Have you got a partner? My DS is a little older at 6 months, but we had the same issue of regular 2 hourly wakes wanting a feed (also breastfed), so we started sending dad in to do alternate resettles, and that worked wonders in stretching his sleep - so not fully night weaning, but not feeding unless it's been roughly 3.5 hours since his last feed. Yes, DS wasn't too happy to start with, but he would go to sleep when rocked by DH eventually (he wouldn't let me use this method as he can smell my milk, hence you ideally need someone else to step in). We did similar with DD, as a kind of step towards when we fully night weaned at 10 months (once weaning was properly established so I was certain hunger wasn't an issue), but even at 5 months they are able to go over 2 hours without needing food, so it's about weaning them off of that habit.
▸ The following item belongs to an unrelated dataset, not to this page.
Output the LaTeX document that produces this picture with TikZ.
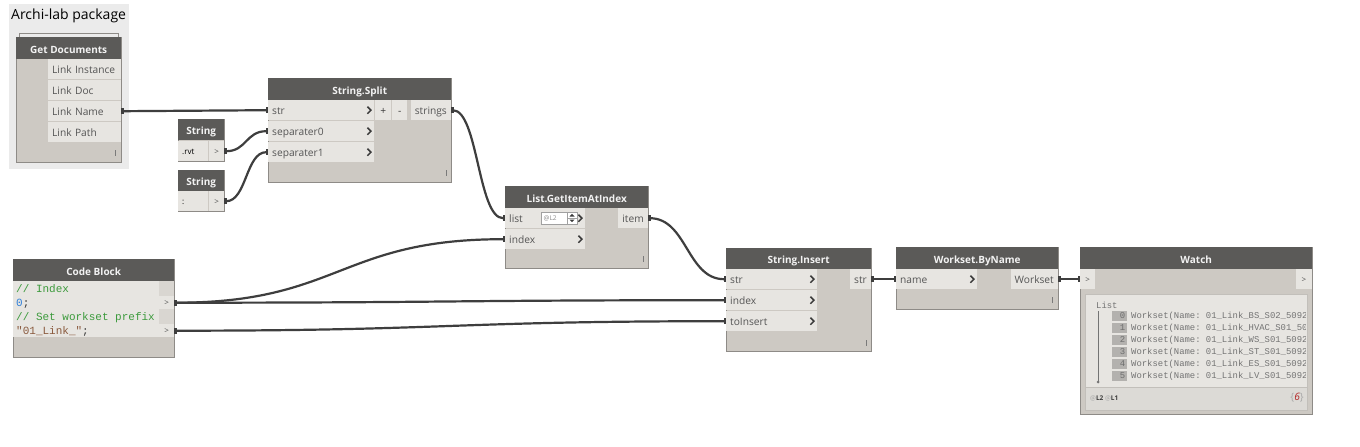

Every week we extend the gaps between feeds by half an hour, so it's slowly getting me longer stretches of uninterrupted sleep, and DS is already sometimes naturally going 4-5 hours some nights.

There's obviously quicker methods you could use, and some may come along with some useful advice about sleep training, but I feel more comfortable with a more supported and staggered approach to extending sleep. It's an individual choice though

mumofavocado · 16/01/2024 01:18

We went through something similar, our good sleeper turned into a terrible sleeper at around 4 months, and it just wouldn't improve, so about a week ago i started sleep training him. I read a few books and settled on Lucy Wolfe's method. (No crying, you stay with them as they learn to fall asleep in their own bed) The idea is that the reason behind frequent wakings is that they haven't learned to self sooth and therefore require you to put them back to sleep after every sleep cycle. You need to start getting them less dependent on rocking/feeding/dummy. It seems to be working wonders for us, certainly not sleeping through the night but getting 3-4 hour stretches which is a huge improvement from just a week ago!